The four-hour S3 typo.
How a maintenance command with one wrong input removed too much capacity from two foundational S3 subsystems in us-east-1, and why recovery was gated by cold-start paths that had not run at large-region scale in years.
Before S3 could return or place an object, it had to know where that object belonged. The index subsystem tracked object metadata and location; the placement subsystem decided where new objects should go. Both needed enough live capacity to absorb routine maintenance. Remove too much capacity too quickly, and a regional service that normally hides server churn no longer has a safe path for reads, writes, deletes, lists, or new object placement.
On the afternoon of February 28, 2017, an engineer was investigating a billing issue in us-east-1. The debugging step was familiar: take a small set of servers out of the billing subsystem to isolate the problem, then put them back. The team had done it before. The command took a scope argument — a number specifying how many servers to target. The engineer entered a value much larger than they intended.
The tooling did not pause. It did not check whether the removal would push a subsystem below its minimum required capacity. It did not slow the operation down. It accepted the command and ran it. The engineer had meant to remove a handful of servers from a billing-related subsystem. The input removed a much larger set of servers supporting the index and placement subsystems.
Within minutes, S3 could no longer service GET, LIST, PUT, or DELETE requests in us-east-1. The failure also reached AWS services that depended on regional S3 storage: EC2 new instance launches, EBS volumes that needed S3 snapshots, Lambda, and the S3 console. AWS also hit a communication problem.
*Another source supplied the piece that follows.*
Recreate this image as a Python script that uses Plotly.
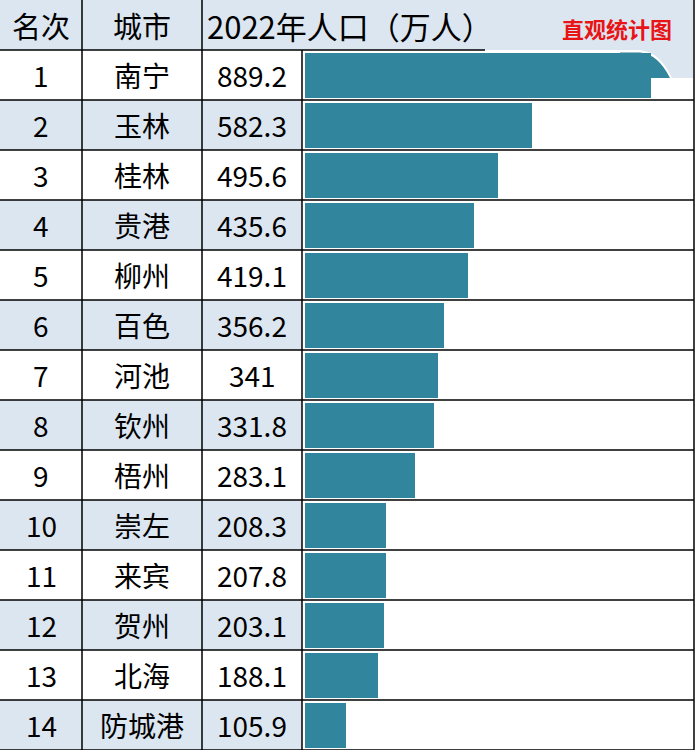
import plotly.graph_objects as go

ranks = list(range(1, 15))
cities = ["南宁", "玉林", "桂林", "贵港", "柳州", "百色", "河池", "钦州", "梧州", "崇左", "来宾", "贺州", "北海", "防城港"]
population = [889.2, 582.3, 495.6, 435.6, 419.1, 356.2, 341, 331.8, 283.1, 208.3, 207.8, 203.1, 188.1, 105.9]
headers = ["名次", "城市", "2022年人口（万人）"]
watermark = "直观统计图"

W, H = 696, 751
FONT = "Noto Sans CJK SC, Microsoft YaHei, sans-serif"
BLUE_BG = "#dce6f1"
BAR = "#31859c"

def px(x):
    return x / W

def py(y):
    return 1 - y / H

fig = go.Figure()
fig.add_trace(go.Bar(
    x=population, y=ranks, orientation="h", width=0.9,
    marker=dict(color=BAR, line=dict(width=0)),
    hoverinfo="skip", showlegend=False,
))

shapes = []
# header background
shapes.append(dict(type="rect", xref="paper", yref="y", x0=0, x1=px(693), y0=-0.5, y1=0.5,
                   fillcolor=BLUE_BG, line=dict(width=0), layer="below"))
# alternating row backgrounds
for r in ranks:
    if r % 2 == 0:
        shapes.append(dict(type="rect", xref="paper", yref="y", x0=0, x1=px(302), y0=r - 0.5, y1=r + 0.5,
                           fillcolor=BLUE_BG, line=dict(width=0), layer="below"))
# page-curl decoration in header
shapes.append(dict(type="path", xref="paper", yref="paper",
                   path=f"M {px(485)},{py(50)} L {px(640)},{py(50)} Q {px(660)},{py(52)} {px(672)},{py(78)} L {px(693)},{py(78)} L {px(693)},{py(50)} Z",
                   fillcolor=BLUE_BG, line=dict(width=0), layer="above"))
shapes.append(dict(type="path", xref="paper", yref="paper",
                   path=f"M {px(620)},{py(52.5)} L {px(640)},{py(52.5)} Q {px(658)},{py(54)} {px(670)},{py(78)} L {px(651)},{py(78)} L {px(651)},{py(97.5)} L {px(620)},{py(97.5)} Z",
                   fillcolor=BAR, line=dict(width=0), layer="above"))
# horizontal lines
shapes.append(dict(type="line", xref="paper", yref="y", x0=0, x1=px(485), y0=0.5, y1=0.5,
                   line=dict(color="black", width=1.5), layer="above"))
for r in ranks:
    shapes.append(dict(type="line", xref="paper", yref="y", x0=0, x1=px(694), y0=r + 0.5, y1=r + 0.5,
                       line=dict(color="black", width=1.5), layer="above"))
# vertical lines
for xv in [82, 202]:
    shapes.append(dict(type="line", xref="paper", yref="y", x0=px(xv), x1=px(xv), y0=-0.5, y1=14.5,
                       line=dict(color="black", width=1.5), layer="above"))
shapes.append(dict(type="line", xref="paper", yref="y", x0=px(302), x1=px(302), y0=0.5, y1=14.5,
                   line=dict(color="black", width=1.5), layer="above"))
shapes.append(dict(type="line", xref="paper", yref="y", x0=px(694), x1=px(694), y0=-0.5, y1=14.5,
                   line=dict(color="black", width=1.5), layer="above"))

annotations = []
fs = 28
for r, c, v in zip(ranks, cities, population):
    annotations.append(dict(x=px(41), y=r, xref="paper", yref="y", text=str(r), showarrow=False,
                            font=dict(family=FONT, size=fs, color="black"), xanchor="center", yanchor="middle"))
    annotations.append(dict(x=px(142), y=r, xref="paper", yref="y", text=c, showarrow=False,
                            font=dict(family=FONT, size=fs, color="black"), xanchor="center", yanchor="middle"))
    annotations.append(dict(x=px(252), y=r, xref="paper", yref="y", text=f"{v:g}", showarrow=False,
                            font=dict(family=FONT, size=fs, color="black"), xanchor="center", yanchor="middle"))
annotations.append(dict(x=px(41), y=0, xref="paper", yref="y", text=headers[0], showarrow=False,
                        font=dict(family=FONT, size=29, color="black"), xanchor="center", yanchor="middle"))
annotations.append(dict(x=px(142), y=0, xref="paper", yref="y", text=headers[1], showarrow=False,
                        font=dict(family=FONT, size=29, color="black"), xanchor="center", yanchor="middle"))
annotations.append(dict(x=px(205), y=0, xref="paper", yref="y", text=headers[2], showarrow=False,
                        font=dict(family=FONT, size=31, color="black"), xanchor="left", yanchor="middle"))
annotations.append(dict(x=px(617), y=py(28), xref="paper", yref="paper", text=f"<b>{watermark}</b>", showarrow=False,
                        font=dict(family=FONT, size=22, color="#e81416"), xanchor="center", yanchor="middle"))

fig.update_layout(
    width=W, height=H,
    margin=dict(l=0, r=0, t=0, b=0),
    paper_bgcolor="white",
    plot_bgcolor="rgba(0,0,0,0)",
    showlegend=False,
    bargap=0,
    xaxis=dict(domain=[px(305), 1], range=[0, 1005], showgrid=False, zeroline=False,
               showticklabels=False, showline=False, fixedrange=True),
    yaxis=dict(domain=[1 / H, 1], range=[14.5, -0.5], showgrid=False, zeroline=False,
               showticklabels=False, showline=False, fixedrange=True),
    shapes=shapes,
    annotations=annotations,
)

fig.write_html("out.html")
The Service Health Dashboard remained visible, but the administration console used to update individual service status depended on S3, so AWS had to use the AWS Twitter feed and dashboard banner text until that path came back.
Restoring service meant fully restarting both affected subsystems. The procedures existed and worked in development, but AWS had not completely restarted the index or placement subsystems in its larger regions for years. S3 had grown, and the safety checks required to validate metadata integrity took longer than expected at us-east-1 scale. The recovery was not just "turn the servers back on"; it was a staged return of capacity through systems that had to prove their metadata was still safe to serve.
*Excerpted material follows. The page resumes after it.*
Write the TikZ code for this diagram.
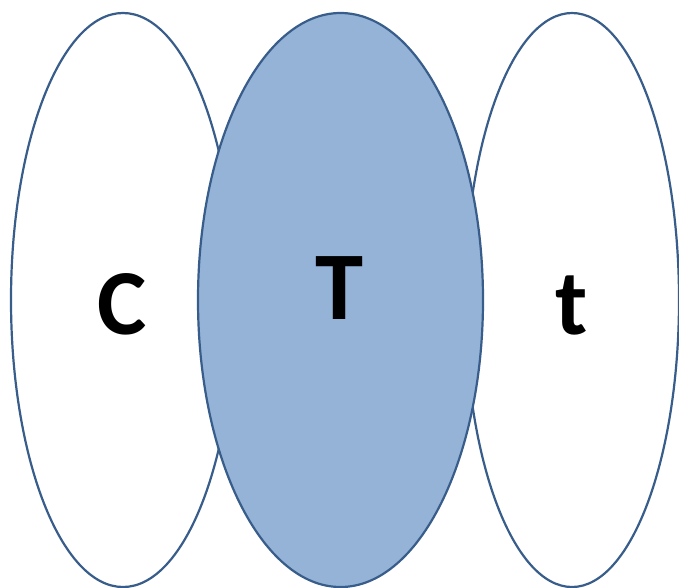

The index activated enough capacity to serve GET, LIST, and DELETE at 20:26 UTC and fully recovered at 21:18. PUT still needed placement. Placement finished at 21:54, four hours and seventeen minutes after the command ran, and dependent AWS services then began clearing their backlogs. One wrong input triggered the outage; the load-bearing design flaw was a maintenance tool that could remove capacity faster than the subsystem could safely lose it.
We have not completely restarted the index subsystem or the placement subsystem in our larger regions for many years.// AWS service disruption summary, February 2017
From the first signal to all-clear in 4h 17m.
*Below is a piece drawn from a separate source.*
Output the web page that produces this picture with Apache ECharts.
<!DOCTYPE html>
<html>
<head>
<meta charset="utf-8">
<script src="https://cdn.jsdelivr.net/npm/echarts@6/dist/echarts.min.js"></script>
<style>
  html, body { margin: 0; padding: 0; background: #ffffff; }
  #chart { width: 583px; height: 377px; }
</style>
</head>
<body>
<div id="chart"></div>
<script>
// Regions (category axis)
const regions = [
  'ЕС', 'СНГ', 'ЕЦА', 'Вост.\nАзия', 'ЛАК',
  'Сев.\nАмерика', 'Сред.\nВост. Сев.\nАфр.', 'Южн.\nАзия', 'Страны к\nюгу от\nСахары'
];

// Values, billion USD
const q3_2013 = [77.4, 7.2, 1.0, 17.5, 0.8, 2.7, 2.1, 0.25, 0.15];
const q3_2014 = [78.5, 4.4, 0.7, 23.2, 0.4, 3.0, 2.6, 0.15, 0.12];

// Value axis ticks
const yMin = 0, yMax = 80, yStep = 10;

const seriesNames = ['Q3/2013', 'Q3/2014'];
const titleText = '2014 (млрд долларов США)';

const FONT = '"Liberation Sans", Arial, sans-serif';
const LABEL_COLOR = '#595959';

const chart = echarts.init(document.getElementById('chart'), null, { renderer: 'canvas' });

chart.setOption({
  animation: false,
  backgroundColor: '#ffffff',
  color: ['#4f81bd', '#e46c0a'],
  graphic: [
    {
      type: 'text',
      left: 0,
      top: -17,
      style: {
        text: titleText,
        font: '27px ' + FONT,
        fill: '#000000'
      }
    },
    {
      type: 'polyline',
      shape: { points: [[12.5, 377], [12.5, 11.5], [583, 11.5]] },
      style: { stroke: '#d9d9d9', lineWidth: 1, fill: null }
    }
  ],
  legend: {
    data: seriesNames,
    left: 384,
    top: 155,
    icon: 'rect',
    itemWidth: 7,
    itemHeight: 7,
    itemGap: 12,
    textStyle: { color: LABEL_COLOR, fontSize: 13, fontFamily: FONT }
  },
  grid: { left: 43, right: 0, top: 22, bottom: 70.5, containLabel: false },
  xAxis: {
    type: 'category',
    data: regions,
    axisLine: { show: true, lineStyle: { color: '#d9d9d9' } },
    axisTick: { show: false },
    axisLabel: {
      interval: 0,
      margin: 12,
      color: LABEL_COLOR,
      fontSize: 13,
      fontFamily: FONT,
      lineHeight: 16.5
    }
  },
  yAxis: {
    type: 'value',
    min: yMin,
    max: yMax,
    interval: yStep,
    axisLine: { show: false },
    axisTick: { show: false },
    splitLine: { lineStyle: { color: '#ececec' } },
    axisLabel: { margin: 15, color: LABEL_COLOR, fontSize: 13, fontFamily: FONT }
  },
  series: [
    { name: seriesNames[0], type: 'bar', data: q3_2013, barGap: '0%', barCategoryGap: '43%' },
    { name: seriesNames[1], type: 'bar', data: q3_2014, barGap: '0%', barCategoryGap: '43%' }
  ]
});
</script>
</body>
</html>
A blunt instrument on a tight system.
An engineer entered the wrong scope argument into a maintenance command, removing a much larger set of servers than intended from two S3 subsystems in us-east-1. The command was part of an established billing-debugging playbook, but the tool allowed too much capacity to be removed too quickly. A mistaken input could cross from routine maintenance into regional subsystem failure without a safeguard stopping it.
Once the capacity was removed, S3 could not simply reverse the command and continue. The index and placement subsystems each required a full restart. AWS had tested those paths in development, but had not completely restarted the subsystems in its larger regions for years. Growth in S3 meant metadata integrity checks and capacity activation took longer than expected.
The two affected subsystems had shared fate during recovery. The index managed object metadata and location information needed for GET, LIST, PUT, and DELETE requests. The placement subsystem allocated storage for new objects and required a functioning index to operate correctly. PUT recovery could not complete until both paths were healthy.